By David Pendered
A sculpture honoring Rosa Parks is to be dedicated Thursday afternoon on the campus of Georgia Tech. The sculptor is Martin Dawe, who crafted the sculpture of Martin Luther King, Jr. installed last year on the grounds of the state Capitol.
The sculpture at Tech, Continuing the Conversation, is located in Harrison Square. The square honors the Tech president who guided the school through desegregation. Tech was the first major university in the Deep South to desegregate without a court order, according to a story about the sculpture published by Georgia Tech
That was in 1961, during the tenure of Tech’s sixth president, Edwin D. Harrison, who served from 1957 to 1969. Harrison is quoted as saying: “It’s the right thing to do.”
The story begins with the notion that Parks probably never stepped on Tech’s campus. But as the director of Tech’s Office of the Arts, Madison Cario, observed, the piece is an appropriate addition.
“It allows the entire campus community to reflect on how the action of one person can have tremendous impact,” Cario said. “It illuminates history and welcomes us to become a part of it.”

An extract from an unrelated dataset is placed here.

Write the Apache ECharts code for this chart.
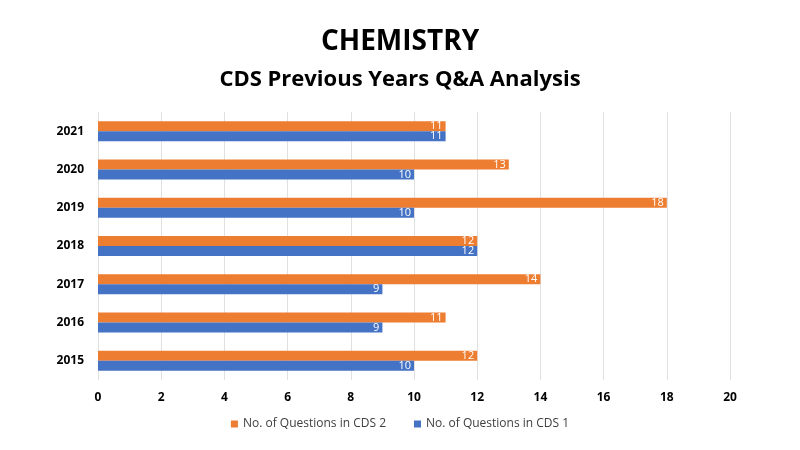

Similar thoughts were expressed by the benefactors, Rod Adkins and his spouse, Michelle Adkins. Both are Tech alumni and active in campus affairs.
“It felt right,” Rod Adkins said in the story. “It felt like it integrated all of the things we stand for. We are really proud that it’s going to be on the campus of Georgia Tech.”
“She was tired of giving in,” Michelle Adkins said of Parks. “That lesson in itself is good for our young generation: It’s important to stand up for what you believe in. Fight to make a difference and to make your lives better. I think that’s something that Tech students and the Atlanta community — all people in general — can take a lesson from.”
The bronze sculpture has three components.
Two sculptures depict Rosa Parks seated on a chair. One version portrays Parks when she was 42 years old, her age on Dec. 1, 1955 when she refused to give up her seat on a Montgomery, Ala. bus so a white person could sit. The other version depicts Parks when she was 92 years old, the year she died.
Between the two sculptures is an empty chair. The idea is that passersby can stop and sit, reflecting on the conversation the two women may be having.
Rafael Bras, Tech’s provost and executive vice president for Academic Affairs, said the conversation is one of which college students should be aware.
“It is important to keep this history alive, because the conversation that Rosa Parks carried, with herself and with the people of the United States, needs to continue,” Bras said in the story. “I think we are obliged to remind and educate our students of that history and challenge them to do the same.”
Tech has scheduled the unveiling ceremony to begin at 2 p.m., followed by a reception to honor the Adkins.